Rabbi Broyde’s central argument was that consternation in the community about alleged misconduct (to the best of my knowledge, we are still dealing only with allegations, not accepted facts) had to do with violations of the law, and nothing more. When people grimaced over the fact that kashrus, which in our mesorah is so heavily weighted with ethical considerations, was being linked with unethical behavior, they meant violations of the law of the land. They were disgusted that the source of their meat stood accused of employing child labor and tolerating practices that unnecessarily caused pain to animals. These are legal infractions. They were not chagrined that Rubashkin failed to come up with a profit-sharing plan for its laborers, or offer two months of paternity leave, or volunteer to pay for the college education of their workers. Such treatment would be laudatory, but complying with the law of the land in a generally just country – and nothing more – cannot be condemned.
Moving in the marketplace beyond the letter of the law in is not easy to demand. What level of compensation, of health-benefits, of vacation privileges should be agreed upon as “ethical?” Without such agreement, any standard is unsatisfying.
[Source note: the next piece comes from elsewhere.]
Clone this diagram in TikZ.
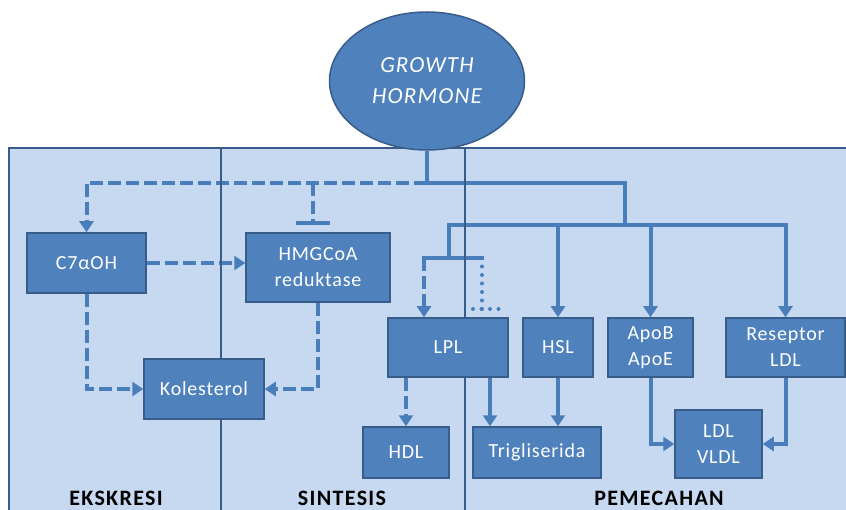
\documentclass[tikz,border=0pt]{standalone}
\usepackage{fontspec}
\setmainfont{Carlito}
\newfontfamily\boxfont[LetterSpace=4]{Carlito}
\newfontfamily\zonefont[LetterSpace=6]{Carlito}
\newfontfamily\hubfont[LetterSpace=5]{Carlito}
\usetikzlibrary{arrows.meta,shapes.geometric}
\definecolor{boxblue}{HTML}{4F81BD}
\definecolor{boxedge}{HTML}{385D8A}
\definecolor{panel}{HTML}{C6D9F1}
\definecolor{wire}{HTML}{4A7EBB}
\pgfdeclarelayer{back}\pgfdeclarelayer{mid}
\pgfsetlayers{back,mid,main}
\tikzset{proc/.style={draw=boxedge,fill=boxblue,line width=1.5pt,text=white,inner sep=0pt,
  font=\boxfont\fontsize{20}{26}\selectfont,align=center},
 hub/.style={proc,ellipse,font=\hubfont\itshape\fontsize{23}{31}\selectfont},
 plain/.style={draw=wire,line width=4pt},
 act/.style={plain,-{Triangle[width=14pt,length=11pt]}},
 dsh/.style={dash pattern=on 13pt off 5pt},
 dots/.style={dash pattern=on 0pt off 8.5pt,line cap=round},
 zone/.style={font=\zonefont\bfseries\fontsize{22}{24}\selectfont,anchor=base}}

\begin{document}
\begin{tikzpicture}[x=1pt,y=-1pt]
\useasboundingbox (0,0) rectangle (846,510);
\node[hub,minimum width=195pt,minimum height=138pt](gh) at(427,81){GROWTH\\HORMONE};
\node[proc,minimum width=119pt,minimum height=60pt](c7) at(86.5,263){C7αOH};
\node[proc,minimum width=144pt,minimum height=69pt](hmg) at(318,267.5){HMGCoA\\reduktase};
\node[proc,minimum width=120pt,minimum height=60pt](kol) at(204,389){Kolesterol};
\node[proc,minimum width=120pt,minimum height=59pt](lpl) at(448,347.5){LPL};
\node[proc,minimum width=70pt,minimum height=59pt](hsl) at(558,347.5){HSL};
\node[proc,minimum width=85pt,minimum height=59pt](apo) at(650.5,347.5){ApoB\\ApoE};
\node[proc,minimum width=119pt,minimum height=59pt](rsp) at(785.5,347.5){Reseptor\\LDL};
\node[proc,minimum width=86pt,minimum height=51pt](hdl) at(406,452.5){HDL};
\node[proc,minimum width=128pt,minimum height=51pt](tg) at(537,452.5){Trigliserida};
\node[proc,minimum width=87pt,minimum height=68pt](ldl) at(718.5,444){LDL\\VLDL};
\node[zone](ek) at(116,505){EKSKRESI};
\node[zone](si) at(342,505){SINTESIS};
\node[zone](pe) at(659,505){PEMECAHAN};
\coordinate (j0) at(427,183);
\coordinate (j1) at(625,225);
\coordinate (k0) at(449,258);
\coordinate (kl) at(424,258);
\coordinate (kr) at(482,258);
\coordinate (kd) at(482,309);
\coordinate (t0) at(313,183);
\coordinate (t1) at(313,225);
\begin{pgfonlayer}{back}
\fill[panel] (9,148) rectangle (860,520);
\draw[boxedge,line width=1.5pt] (860,148) -- (9,148) -- (9,520);
\draw[plain] (gh.south) -- (j0);
\draw[act,dsh] (j0) -| (c7.north);
\draw[plain,dsh,-{Bar[width=34pt]}] (t0) -- (t1);
\draw[plain] (j0) -| (j1);
\draw[act] (k0) |- (j1-|rsp) -- (rsp.north);
\draw[act] (hsl.north|-j1) -- (hsl.north);
\draw[act] (apo.north|-j1) -- (apo.north);
\draw[plain,line cap=rect] (kl) -- (kr);
\draw[act,dsh] (kl) -- (kl|-lpl.north);
\draw[plain,dots] (kr) -- (kd);
\draw[plain,dots] ([xshift=-9pt]kd) -- ([xshift=18pt]kd);
\draw[act,dsh] (c7.east) -- (c7.east-|hmg.west);
\draw[act,dsh] (c7.south) |- (kol.west);
\draw[act,dsh] (hmg.south) |- (kol.east);
\draw[act,dsh] (lpl.south-|hdl) -- (hdl.north);
\draw[act] ([xshift=42pt]lpl.south) coordinate(lp) -- (lp|-tg.north);
\draw[act] (hsl.south) -- (hsl.south|-tg.north);
\draw[act] (apo.south) |- (ldl.west);
\draw[act] (rsp.south) |- (ldl.east);
\end{pgfonlayer}
\begin{pgfonlayer}{mid}
\draw[boxedge,line width=1.2pt] (221,148) -- (221,520) (465,148) -- (465,520);
\end{pgfonlayer}
\end{tikzpicture}
\end{document}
What is compelling to one person is excessive to another, and insufficient to yet someone else. If the standard does not flow directly from Torah literature, then it is necessarily arbitrary. Both Rabbi Broyde and I (as well as anyone who spent a decent amount of time in a yeshiva) know that there is no accepted set of ethical expectations. If arbitrary standards are going to be used instead, we argue that rabbis are no better than anyone else in developing them, and at a definite disadvantage in enforcing them, having little investigative experience or authority.